就像在颇长的一段时间里,不论是洗澡、下厨,甚至是睡觉,我都乐意开着个不停嘴的游戏直播,那让我感到心安。
前段时间,她告诉我自己交了个男朋友。男朋友也玩游戏,我本以为在男朋友的陪伴下,她会自此领略家中玩游戏的逍遥自在,然而事实证明我错了。
她说现在男朋友陪她一起去网吧。
3
我的绝大部分游戏时光都是在书桌前度过的。
相比于客厅,书房/卧室是更加私密的封闭空间。没那么宽敞,但更有点“一方小天地”的滋味。
小学的时候,我有次借宿在姨妈家,为了挤出更多的时间玩会儿游戏,我拧了个早上4点的闹钟。
那种老式的铁皮闹钟闹起来“叮铃叮铃”地响,震得凌晨四点的小房间直晃。我恍惚地爬起来,掀开窗帘一角,外面还是朦朦胧胧的黑。按照计划,我轻手轻脚地打开电脑,不一会儿,屏幕的亮光就点亮了我的眼睛。
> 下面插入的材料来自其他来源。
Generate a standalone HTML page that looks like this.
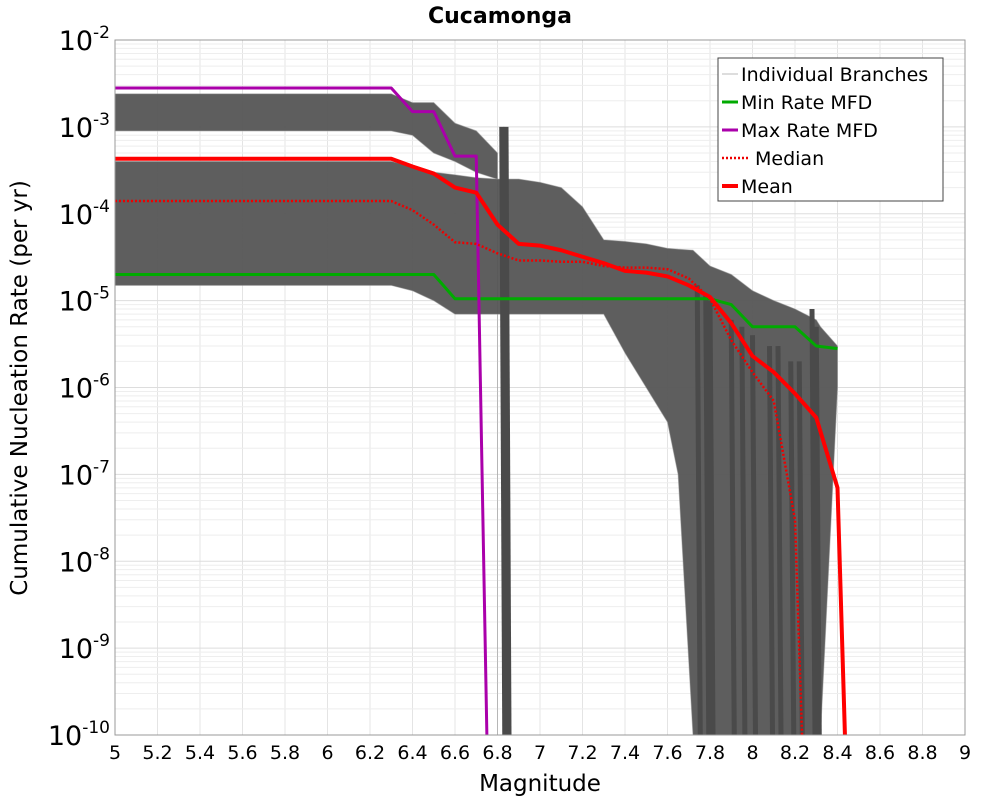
<!DOCTYPE html>
<html><head><meta charset="utf-8"><style>
body{margin:0;background:#fff}
svg text{font-family:"DejaVu Sans","Liberation Sans",sans-serif}
</style></head><body>
<svg id="chart" width="1000" height="800" xmlns="http://www.w3.org/2000/svg">
<text x="500" y="23" text-anchor="middle" font-size="22" font-weight="bold">Cucamonga</text>
<g id="grid"></g>
<g id="bands"></g>
<g id="series"></g>
<rect x="115" y="40" width="850" height="695" fill="none" stroke="#999"/>
<g id="axes"></g>
<text x="540" y="791" text-anchor="middle" font-size="23">Magnitude</text>
<text transform="translate(27,388) rotate(-90)" text-anchor="middle" font-size="23">Cumulative Nucleation Rate (per yr)</text>
<g>
<rect x="718" y="58" width="225" height="143" fill="#fff" stroke="#444"/>
<g><line x1="722" x2="738" y1="74" y2="74" stroke="#bbb"/><text x="741" y="81" font-size="19">Individual Branches</text></g>
<g><line x1="722" x2="738" y1="102" y2="102" stroke="#0a0" stroke-width="3"/><text x="741" y="109" font-size="19">Min Rate MFD</text></g>
<g><line x1="722" x2="738" y1="130" y2="130" stroke="#a0a" stroke-width="3"/><text x="741" y="137" font-size="19">Max Rate MFD</text></g>
<g><line x1="722" x2="750" y1="158" y2="158" stroke="#e00" stroke-width="2.5" stroke-dasharray="2,2"/><text x="755" y="165" font-size="19">Median</text></g>
<g><line x1="722" x2="738" y1="186" y2="186" stroke="#f00" stroke-width="4"/><text x="741" y="193" font-size="19">Mean</text></g>
</g>
</svg>
<script>
const xTicks=[5,5.2,5.4,5.6,5.8,6,6.2,6.4,6.6,6.8,7,7.2,7.4,7.6,7.8,8,8.2,8.4,8.6,8.8,9];
const yExps=[-2,-3,-4,-5,-6,-7,-8,-9,-10];
const meanM=[5,6.3,6.4,6.5,6.6,6.7,6.8,6.9,7.0,7.1,7.2,7.3,7.4,7.5,7.6,7.7,7.8,7.9,8.0,8.1,8.2,8.3,8.4,8.435];
const meanV=[4.3e-4,4.3e-4,3.5e-4,2.9e-4,2e-4,1.75e-4,7.5e-5,4.5e-5,4.3e-5,3.8e-5,3.2e-5,2.7e-5,2.2e-5,2.1e-5,1.9e-5,1.5e-5,1.1e-5,5.5e-6,2.3e-6,1.5e-6,8.5e-7,4.5e-7,7e-8,1e-10];
const medM=[5,6.3,6.4,6.5,6.6,6.7,6.8,6.9,7.0,7.1,7.2,7.3,7.4,7.5,7.6,7.7,7.8,7.9,8.0,8.1,8.2,8.233];
const medV=[1.4e-4,1.4e-4,1.1e-4,7.5e-5,4.7e-5,4.5e-5,3.5e-5,2.9e-5,2.9e-5,2.8e-5,2.8e-5,2.5e-5,2.4e-5,2.4e-5,2.3e-5,1.8e-5,1.05e-5,3.5e-6,1.5e-6,7e-7,3e-8,1e-10];
const minM=[5,6.5,6.6,7.8,7.9,8.0,8.2,8.3,8.4];
const minV=[2e-5,2e-5,1.05e-5,1.05e-5,9e-6,5e-6,5e-6,3e-6,2.8e-6];
const maxM=[5,6.3,6.4,6.5,6.6,6.7,6.75];
const maxV=[2.8e-3,2.8e-3,1.5e-3,1.5e-3,4.6e-4,4.6e-4,1e-10];
const hiM=[5,6.3,6.4,6.5,6.6,6.7,6.8,6.8];
const hiUp=[2.4e-3,2.4e-3,1.9e-3,1.9e-3,1.1e-3,9e-4,5e-4,1e-10];
const hiLo=[9e-4,9e-4,8e-4,5e-4,4e-4,3e-4,2.5e-4,1e-10];
const mainM=[5,6.3,6.4,6.5,6.6,6.7,6.8,6.9,7.0,7.1,7.2,7.3,7.4,7.5,7.6,7.65,7.72,7.8,7.9,8.0,8.1,8.2,8.3,8.32,8.4];
const mainUp=[4e-4,4e-4,3.5e-4,3e-4,2.8e-4,2.6e-4,2.5e-4,2.5e-4,2.3e-4,2e-4,1.2e-4,5e-5,4.8e-5,4.5e-5,4e-5,3.9e-5,3.8e-5,2.5e-5,2e-5,1.3e-5,1e-5,8e-6,6e-6,5e-6,3e-6];
const mainLo=[1.5e-5,1.5e-5,1.3e-5,1e-5,7e-6,7e-6,7e-6,7e-6,7e-6,7e-6,7e-6,7e-6,2.5e-6,1e-6,4e-7,1e-7,1e-10,1e-10,1e-10,1e-10,1e-10,1e-10,1e-10,1e-10,1e-6];
const dropM=[6.82,6.84,7.74,7.78,7.8,7.9,7.95,8.0,8.08,8.12,8.18,8.22,8.28,8.3];
const dropTop=[1e-3,1e-3,1.5e-5,1.2e-5,1e-5,6e-6,5e-6,4e-6,3e-6,3e-6,2e-6,2e-6,8e-6,5e-6];
const x0=115,x1=965,y0=40,y1=735;
const X=m=>x0+(m-5)/4*(x1-x0);
const Y=v=>y0+(-2-Math.log10(v))/8*(y1-y0);
const NS='http://www.w3.org/2000/svg';
function el(p,t,a){const e=document.createElementNS(NS,t);for(const k in a)e.setAttribute(k,a[k]);p.appendChild(e);return e;}
const grid=document.getElementById('grid'),axes=document.getElementById('axes'),bands=document.getElementById('bands'),series=document.getElementById('series');
xTicks.forEach(t=>{const l=el(grid,'line',{x1:X(t),x2:X(t),y1:y0,y2:y1,stroke:'#e4e4e4'});

const tx=el(axes,'text',{x:X(t),y:759,'text-anchor':'middle','font-size':19});tx.textContent=String(t);
});
yExps.forEach(e=>{for(let k=1;k<10;k++){const v=k*Math.pow(10,e);if(Math.log10(v)<-10||Math.log10(v)>-2)continue;
const l=el(grid,'line',{x1:x0,x2:x1,y1:Y(v),y2:Y(v),stroke:k==1?'#ddd':'#eee'});
}
const tx=el(axes,'text',{x:110,y:Y(Math.pow(10,e))+10,'text-anchor':'end','font-size':27});
tx.innerHTML='10<tspan dy="-12" font-size="17">'+e+'</tspan>';
});
function band(M,U,L,name){let d='M'+M.map((m,i)=>X(m)+','+Y(U[i])).join('L');
for(let i=M.length-1;i>=0;i--)d+='L'+X(M[i])+','+Y(L[i]);d+='Z';
const p=el(bands,'path',{d:d,fill:'#555','fill-opacity':0.95,stroke:'#888','stroke-opacity':0.5});
}
band(hiM,hiUp,hiLo,'high-branch-band');band(mainM,mainUp,mainLo,'main-branch-band');
dropM.forEach((m,i)=>{const l=el(bands,'line',{x1:X(m),x2:X(m)+3,y1:Y(dropTop[i]),y2:y1,stroke:'#4a4a4a','stroke-width':5});
});
function line(M,V,col,w,dash,name){const p=el(series,'polyline',{points:M.map((m,i)=>X(m)+','+Y(V[i])).join(' '),fill:'none',stroke:col,'stroke-width':w,'stroke-linejoin':'round'});
if(dash)p.setAttribute('stroke-dasharray',dash);}
line(minM,minV,'#0a0',3,null,'min-rate-line');
line(maxM,maxV,'#a0a',3,null,'max-rate-line');
line(medM,medV,'#e00',2.5,'2,2','median-line');
line(meanM,meanV,'#f00',4,null,'mean-line');
</script>
</body></html>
我至今记得,那时我玩的是小游戏网站上一个叫《生命之岛》的游戏。这个游戏对操作基本上没有要求,我唯一要做的就是点击不同的方框,看着屏幕上的小人一步步改造整座岛屿。
因为怕吵到别人,我把游戏的背景音乐调到仅能微微听见的程度,那阵轻快的旋律逐渐和隔了层窗户传来的蛐蛐声交杂在一起,并最终烙印在我的记忆之中。
我经常能够会想起那时的体验。《荒野大镖客:救赎2》刚刚发售的时候,我把窗帘死死拉住,整个卧室里唯一能发出光亮的只剩下显示器,在书桌前,握住手柄的感觉就像走进了雪地。通过这种方式,至少在被我妈发现并勒令我开灯之前,我得以重温儿时的那种感觉。
当然,除了我这样的,更多玩家享受的是书桌前的自由。
想玩的时候玩,玩乏了就切出去随便翻翻网页歇一歇。如果“沉浸”带来的疲惫感太强,干脆就让自己玩得轻松一些。
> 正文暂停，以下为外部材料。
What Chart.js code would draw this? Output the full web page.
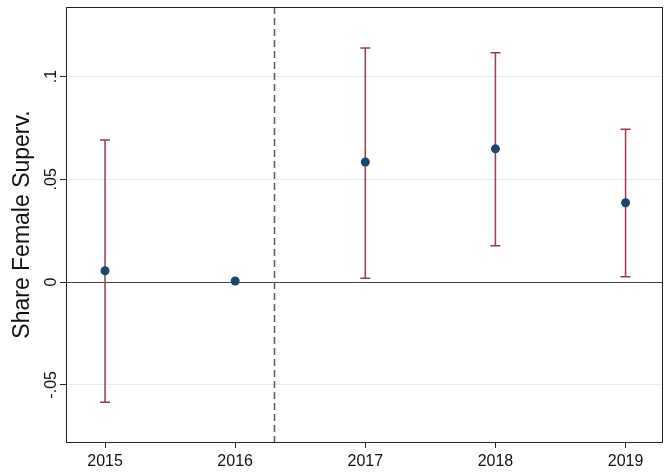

再高讲究一点的,弄块副屏专门聊QQ刷论坛,左手边平板放着电视剧或是直播,右手边手机时不时拿起来查查攻略。
被屏幕包围,或者说将屏幕包围。这样的游戏时光在如今显得充实而饱满,就像跑赢了时间。
4
更多的玩家玩游戏是不挑地方的。
谁都知道,手游才是当下最庞大的游戏市场。手机的便携性意味着玩家可以随时随地进行游戏,传统意义中的游戏环境在这种背景下显得没有意义。
部分玩家还在争论哪种游戏环境更适合游戏的同时,更多的人已经开始认为游戏环境无关紧要了。
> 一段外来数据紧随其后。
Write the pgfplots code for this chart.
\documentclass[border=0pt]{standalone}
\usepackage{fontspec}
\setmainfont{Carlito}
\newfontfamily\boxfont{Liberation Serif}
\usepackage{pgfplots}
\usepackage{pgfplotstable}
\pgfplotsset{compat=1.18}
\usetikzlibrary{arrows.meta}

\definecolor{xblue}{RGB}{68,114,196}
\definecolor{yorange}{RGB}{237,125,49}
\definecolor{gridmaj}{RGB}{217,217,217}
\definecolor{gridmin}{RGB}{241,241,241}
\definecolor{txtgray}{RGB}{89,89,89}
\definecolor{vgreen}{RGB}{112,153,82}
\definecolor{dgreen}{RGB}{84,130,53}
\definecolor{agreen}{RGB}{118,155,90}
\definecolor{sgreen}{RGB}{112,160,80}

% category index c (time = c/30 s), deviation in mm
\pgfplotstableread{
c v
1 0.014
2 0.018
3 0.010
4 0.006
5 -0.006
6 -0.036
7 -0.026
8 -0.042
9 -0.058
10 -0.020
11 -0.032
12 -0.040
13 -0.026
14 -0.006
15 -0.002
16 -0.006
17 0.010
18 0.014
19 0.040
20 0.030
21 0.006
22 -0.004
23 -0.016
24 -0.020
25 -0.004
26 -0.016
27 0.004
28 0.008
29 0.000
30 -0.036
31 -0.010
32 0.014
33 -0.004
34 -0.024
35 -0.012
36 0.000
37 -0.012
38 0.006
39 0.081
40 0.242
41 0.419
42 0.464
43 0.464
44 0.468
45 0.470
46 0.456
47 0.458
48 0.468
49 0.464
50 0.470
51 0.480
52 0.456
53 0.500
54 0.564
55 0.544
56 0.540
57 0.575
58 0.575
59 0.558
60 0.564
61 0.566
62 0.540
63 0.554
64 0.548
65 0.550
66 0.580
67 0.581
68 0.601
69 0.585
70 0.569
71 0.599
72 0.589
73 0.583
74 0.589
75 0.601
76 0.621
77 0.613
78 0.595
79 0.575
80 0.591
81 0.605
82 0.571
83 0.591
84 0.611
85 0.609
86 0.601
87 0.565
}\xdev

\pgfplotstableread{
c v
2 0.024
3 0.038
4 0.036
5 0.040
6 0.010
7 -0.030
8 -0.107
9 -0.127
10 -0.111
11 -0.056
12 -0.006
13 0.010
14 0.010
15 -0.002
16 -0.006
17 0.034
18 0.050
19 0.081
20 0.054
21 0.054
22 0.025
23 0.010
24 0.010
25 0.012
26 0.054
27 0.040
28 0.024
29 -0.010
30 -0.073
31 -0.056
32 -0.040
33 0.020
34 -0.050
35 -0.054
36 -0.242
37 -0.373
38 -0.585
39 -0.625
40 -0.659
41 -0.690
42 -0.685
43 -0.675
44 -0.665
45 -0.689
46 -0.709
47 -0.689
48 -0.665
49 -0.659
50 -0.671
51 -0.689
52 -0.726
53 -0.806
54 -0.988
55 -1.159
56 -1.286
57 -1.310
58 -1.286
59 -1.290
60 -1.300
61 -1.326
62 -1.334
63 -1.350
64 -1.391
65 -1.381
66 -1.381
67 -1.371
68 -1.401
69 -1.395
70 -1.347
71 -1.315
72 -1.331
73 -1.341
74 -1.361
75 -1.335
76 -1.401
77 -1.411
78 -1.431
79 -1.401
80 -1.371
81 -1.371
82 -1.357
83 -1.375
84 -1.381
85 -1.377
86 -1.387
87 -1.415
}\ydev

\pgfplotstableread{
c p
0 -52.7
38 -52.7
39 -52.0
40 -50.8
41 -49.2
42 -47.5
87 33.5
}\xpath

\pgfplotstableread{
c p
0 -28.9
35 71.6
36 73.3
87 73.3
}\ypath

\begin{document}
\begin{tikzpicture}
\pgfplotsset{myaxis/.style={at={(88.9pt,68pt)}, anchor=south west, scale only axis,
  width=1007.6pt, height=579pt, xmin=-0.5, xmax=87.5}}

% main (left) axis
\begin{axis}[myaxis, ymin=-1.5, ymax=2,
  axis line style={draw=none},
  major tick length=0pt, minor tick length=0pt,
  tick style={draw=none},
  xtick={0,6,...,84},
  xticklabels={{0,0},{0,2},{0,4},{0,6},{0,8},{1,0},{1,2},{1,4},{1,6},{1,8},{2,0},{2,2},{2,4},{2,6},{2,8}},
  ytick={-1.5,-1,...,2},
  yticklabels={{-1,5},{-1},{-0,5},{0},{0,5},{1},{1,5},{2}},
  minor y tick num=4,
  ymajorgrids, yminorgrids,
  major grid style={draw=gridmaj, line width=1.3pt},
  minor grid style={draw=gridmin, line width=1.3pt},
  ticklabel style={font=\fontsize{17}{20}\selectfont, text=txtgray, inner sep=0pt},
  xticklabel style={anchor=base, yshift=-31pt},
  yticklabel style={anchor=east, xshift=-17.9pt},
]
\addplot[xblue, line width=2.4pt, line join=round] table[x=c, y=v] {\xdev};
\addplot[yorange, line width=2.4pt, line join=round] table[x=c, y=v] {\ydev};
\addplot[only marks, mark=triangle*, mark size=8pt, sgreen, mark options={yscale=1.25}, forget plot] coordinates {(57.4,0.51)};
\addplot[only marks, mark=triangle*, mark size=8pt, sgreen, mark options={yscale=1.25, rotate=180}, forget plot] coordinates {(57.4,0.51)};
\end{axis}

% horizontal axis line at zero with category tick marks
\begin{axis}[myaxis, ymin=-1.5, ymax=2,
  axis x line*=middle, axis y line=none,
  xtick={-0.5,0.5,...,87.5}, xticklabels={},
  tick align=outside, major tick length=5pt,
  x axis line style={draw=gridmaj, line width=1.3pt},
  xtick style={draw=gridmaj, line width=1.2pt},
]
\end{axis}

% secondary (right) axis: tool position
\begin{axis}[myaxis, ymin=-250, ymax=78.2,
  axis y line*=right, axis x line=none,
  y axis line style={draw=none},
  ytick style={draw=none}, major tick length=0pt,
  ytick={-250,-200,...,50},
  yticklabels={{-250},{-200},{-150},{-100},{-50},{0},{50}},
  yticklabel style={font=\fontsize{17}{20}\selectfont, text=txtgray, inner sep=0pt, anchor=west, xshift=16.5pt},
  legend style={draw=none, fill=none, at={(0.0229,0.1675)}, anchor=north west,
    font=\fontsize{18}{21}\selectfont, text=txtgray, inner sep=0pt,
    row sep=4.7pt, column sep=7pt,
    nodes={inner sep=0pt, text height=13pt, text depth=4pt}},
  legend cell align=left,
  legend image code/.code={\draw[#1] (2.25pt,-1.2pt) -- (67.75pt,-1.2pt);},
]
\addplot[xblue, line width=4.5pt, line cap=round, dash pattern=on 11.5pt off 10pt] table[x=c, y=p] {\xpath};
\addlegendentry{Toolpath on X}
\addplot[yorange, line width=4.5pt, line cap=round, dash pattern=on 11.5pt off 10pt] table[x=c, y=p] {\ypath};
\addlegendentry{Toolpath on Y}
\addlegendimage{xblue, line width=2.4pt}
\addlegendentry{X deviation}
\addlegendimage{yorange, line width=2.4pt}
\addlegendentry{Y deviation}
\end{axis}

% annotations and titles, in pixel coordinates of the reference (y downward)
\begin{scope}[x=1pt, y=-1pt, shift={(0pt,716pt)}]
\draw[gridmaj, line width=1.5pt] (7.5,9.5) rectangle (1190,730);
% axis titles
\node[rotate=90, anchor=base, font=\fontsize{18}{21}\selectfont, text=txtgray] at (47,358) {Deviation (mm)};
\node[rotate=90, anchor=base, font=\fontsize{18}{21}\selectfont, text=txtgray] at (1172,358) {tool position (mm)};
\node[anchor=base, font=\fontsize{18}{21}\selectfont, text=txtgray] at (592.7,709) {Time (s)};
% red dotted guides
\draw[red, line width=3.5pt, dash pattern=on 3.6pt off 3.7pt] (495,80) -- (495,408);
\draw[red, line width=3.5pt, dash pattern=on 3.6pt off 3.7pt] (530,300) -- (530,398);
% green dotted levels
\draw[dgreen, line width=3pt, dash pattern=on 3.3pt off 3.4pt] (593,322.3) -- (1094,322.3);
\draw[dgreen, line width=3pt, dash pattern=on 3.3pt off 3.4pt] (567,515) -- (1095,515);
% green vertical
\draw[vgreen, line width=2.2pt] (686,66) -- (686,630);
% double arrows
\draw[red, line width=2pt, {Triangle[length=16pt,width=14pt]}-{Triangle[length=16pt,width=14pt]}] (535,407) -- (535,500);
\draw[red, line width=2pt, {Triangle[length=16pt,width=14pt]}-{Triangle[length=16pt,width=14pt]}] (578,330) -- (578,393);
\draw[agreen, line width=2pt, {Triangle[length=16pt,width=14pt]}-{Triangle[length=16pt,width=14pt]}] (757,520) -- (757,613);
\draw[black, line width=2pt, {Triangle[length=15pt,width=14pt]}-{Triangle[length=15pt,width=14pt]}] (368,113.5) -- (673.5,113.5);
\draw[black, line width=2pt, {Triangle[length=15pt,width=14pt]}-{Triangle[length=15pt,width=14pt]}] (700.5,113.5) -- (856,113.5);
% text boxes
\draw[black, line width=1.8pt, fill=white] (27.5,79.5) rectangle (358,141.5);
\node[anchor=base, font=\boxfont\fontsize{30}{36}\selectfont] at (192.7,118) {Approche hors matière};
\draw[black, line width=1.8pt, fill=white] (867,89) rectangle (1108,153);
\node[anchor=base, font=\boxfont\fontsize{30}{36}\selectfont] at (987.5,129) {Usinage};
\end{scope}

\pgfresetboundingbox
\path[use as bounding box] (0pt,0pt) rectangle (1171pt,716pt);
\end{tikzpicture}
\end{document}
“玩家”从来就是个极其分裂又难以归类的群体,“游戏环境”也不过是众多不怎么靠谱的分类标准的其中之一罢了。
曾经混迹网吧的少年在成家之后再没进过网吧,逐渐步入中年的“大龄玩家”开始厌倦客厅,转向随手抓起就能玩上一会儿的Swtich。诸如此类的例子在日常生活中并不罕见。
称其为“背叛”,或者说“妥协”?似乎都不太恰当。
想要热闹的人不一定一直想热闹,想要独处的人也不一定一直想独处。任何人都可能发生改变。
就好像同一个地方坐久了,屁股难免要发麻。这种时候,最好的应对方法就是站起来,走两步。别慌,换个地方坐。